Rule 3.502 Secondary Action by Shareholders

(A) Pleading. In an action brought by one or more shareholders in an incorporated or unincorporated association because the association has refused or failed to enforce rights which may properly be asserted by it, the complaint shall set forth under oath and with particularity the efforts of the plaintiff to secure from the managing directors or trustees the action the plaintiff desires and the reasons for the failure to obtain such action, or the reasons for not making such an effort.

(B) Security. At any stage of an action under this subrule the court may require such security and impose such terms as shall fairly and adequately protect the interests of the class or association in whose behalf the action is brought or defended.
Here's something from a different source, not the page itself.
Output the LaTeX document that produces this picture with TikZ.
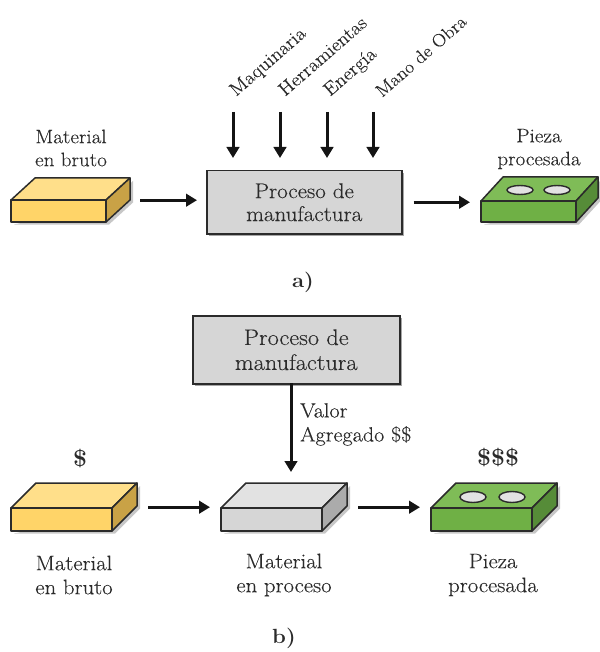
\documentclass[tikz,border=0pt]{standalone}
\usepackage{fontspec}
\setmainfont{Latin Modern Roman}[FakeStretch=1.08,UprightFeatures={FakeBold=0.25}]
\usetikzlibrary{arrows.meta,shadows}
\definecolor{ytop}{HTML}{FFDF8A}\definecolor{yfront}{HTML}{FFD468}\definecolor{yside}{HTML}{C9A246}
\definecolor{gtop}{HTML}{7FBC57}\definecolor{gfront}{HTML}{6FB045}\definecolor{gside}{HTML}{568C38}
\definecolor{etop}{HTML}{E2E2E2}\definecolor{efront}{HTML}{D6D6D6}\definecolor{eside}{HTML}{ABABAB}
\definecolor{ink}{HTML}{2B2B2B}
\tikzset{
 x=1pt,y=-1pt,
 lbl/.style={text=ink,font=\fontsize{19.5}{23}\selectfont,align=center,inner sep=0pt},
 lblb/.style={text=ink,font=\fontsize{21}{24}\selectfont,align=center,inner sep=0pt},
 slant/.style={text=ink,font=\fontsize{19}{22}\selectfont,rotate=41,anchor=base west,inner sep=0pt},
 proc/.style={draw=ink,line width=1.5pt,fill=efront,inner sep=0pt,align=center,text=ink,anchor=north west,
   drop shadow={shadow xshift=2pt,shadow yshift=-2.5pt,opacity=.35,fill=black}},
 arr/.style={-{Triangle[length=11pt,width=12.5pt]},line width=3pt,draw=black!92},
 edgeln/.style={draw=ink,line width=1.5pt,line join=round},
 hole/.style={draw=ink,line width=1.4pt,fill=etop},
 bbx/.style={inner sep=0pt,anchor=north west,draw=none},
 money/.style={text=ink,font=\bfseries\fontsize{23}{25}\selectfont,inner sep=0pt},
 partlabel/.style={text=ink,font=\bfseries\fontsize{20.5}{22}\selectfont,inner sep=0pt},
}
% name, x left, y front top, front width, front height, dx, dy, prefix colour
\newcommand{\solid}[8]{%
 \fill[black,opacity=.22] (#2+3,#3+#5+2.5) -- (#2+#4+3,#3+#5+2.5) -- (#2+#4+#6+3,#3+#5-#7+2.5) -- (#2+#4+#6+3,#3-#7+3) -- (#2+#4+3,#3+3) -- cycle;
 \draw[edgeln,fill=#8top] (#2,#3) -- (#2+#6,#3-#7) -- (#2+#4+#6,#3-#7) -- (#2+#4,#3) -- cycle;
 \draw[edgeln,fill=#8front] (#2,#3) rectangle (#2+#4,#3+#5);
 \draw[edgeln,fill=#8side] (#2+#4,#3) -- (#2+#4+#6,#3-#7) -- (#2+#4+#6,#3+#5-#7) -- (#2+#4,#3+#5) -- cycle;
 \node[bbx,minimum width=#4+#6,minimum height=#5+#7] (#1) at (#2,#3-#7) {};
}
\begin{document}
\begin{tikzpicture}
\useasboundingbox (0,0) rectangle (599,652);
% --- a)
\solid{rawA}{11}{200}{95}{22}{24}{22}{y}
\solid{pieceA}{481}{201}{95}{21}{22}{24}{g}
\draw[hole] (520,190) ellipse (13 and 4.5);
\draw[hole] (557,190) ellipse (13 and 4.5);
\node[proc,minimum width=195,minimum height=63,font=\fontsize{21.3}{23}\selectfont] (procA) at (206,170) {Proceso de\\manufactura};
\node[lbl] (rawAl) at (71,148) {Material\\en bruto};
\node[lbl] (pieceAl) at (539,149) {Pieza\\procesada};
\draw[arr,shorten <=10pt,shorten >=9pt] (rawA.east) -- (rawA.east -| procA.west);
\draw[arr,shorten <=11pt,shorten >=11pt] (procA.east) -- (procA.east -| pieceA.west);
\coordinate (c1) at (233,112);\coordinate (c2) at (280,112);\coordinate (c3) at (327,112);\coordinate (c4) at (373,112);
\foreach \n in {c1,c2,c3,c4} \draw[arr,shorten >=12pt] (\n) -- (\n |- procA.north);
\node[slant] (t1) at (236,97) {Maquinaria};
\node[slant] (t2) at (285,97) {Herramientas};
\node[slant] (t3) at (330,97) {Energía};
\node[slant,font=\fontsize{18}{22}\selectfont] (t4) at (382,98) {Mano de Obra};
\node[partlabel] (la) at (303,282) {a)};
% --- b)
\node[proc,minimum width=207,minimum height=68,font=\fontsize{22.5}{25}\selectfont] (procB) at (192,315) {Proceso de\\manufactura};
\solid{rawB}{11}{508}{101}{23}{25}{25}{y}
\solid{midB}{221}{508}{101}{23}{25}{25}{e}
\solid{pieceB}{431}{508}{101}{23}{25}{25}{g}
\draw[hole] (473,497) ellipse (13 and 5.5);
\draw[hole] (512,497) ellipse (13 and 5.5);
\draw[arr,shorten <=11pt,shorten >=11pt] (rawB.east) -- (rawB.east -| midB.west);
\draw[arr,shorten <=11pt,shorten >=11pt] (midB.east) -- (midB.east -| pieceB.west);
\coordinate (dn) at (291,383);
\draw[arr,shorten >=11pt] (dn) -- (dn |- midB.north);
\node[lbl,font=\fontsize{20.5}{24}\selectfont,align=left,anchor=north west] (va) at (300,403) {Valor\\Agregado \$\$};
\node[money] (d1) at (80,459) {\$};
\node[money] (d3) at (498,458) {\$\$\$};
\node[lblb] (l1) at (74,575) {Material\\en bruto};
\node[lblb] (l2) at (284,575) {Material\\en proceso};
\node[lblb] (l3) at (493,575) {Pieza\\procesada};
\node[partlabel] (lb) at (284,638) {b)};
\end{tikzpicture}
\end{document}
(C) Notice. The court may order that notice be given, in the manner and to the persons it directs,

(1) of the right of absent persons to appear and present claims and defenses;

(2) of the pendency of the action;

(3) of a proposed settlement;

(4) of entry of judgment; or

(5) of any other proceedings in the action.

(D) Inadequate Representation. Whenever the representation appears to the court inadequate to protect the interests of absent persons who may be bound by the judgment, the court may at any time prior to judgment order an amendment of the pleadings to eliminate references to representation of absent persons, and the court shall enter judgment in such form as to affect only the parties to the action and those adequately represented.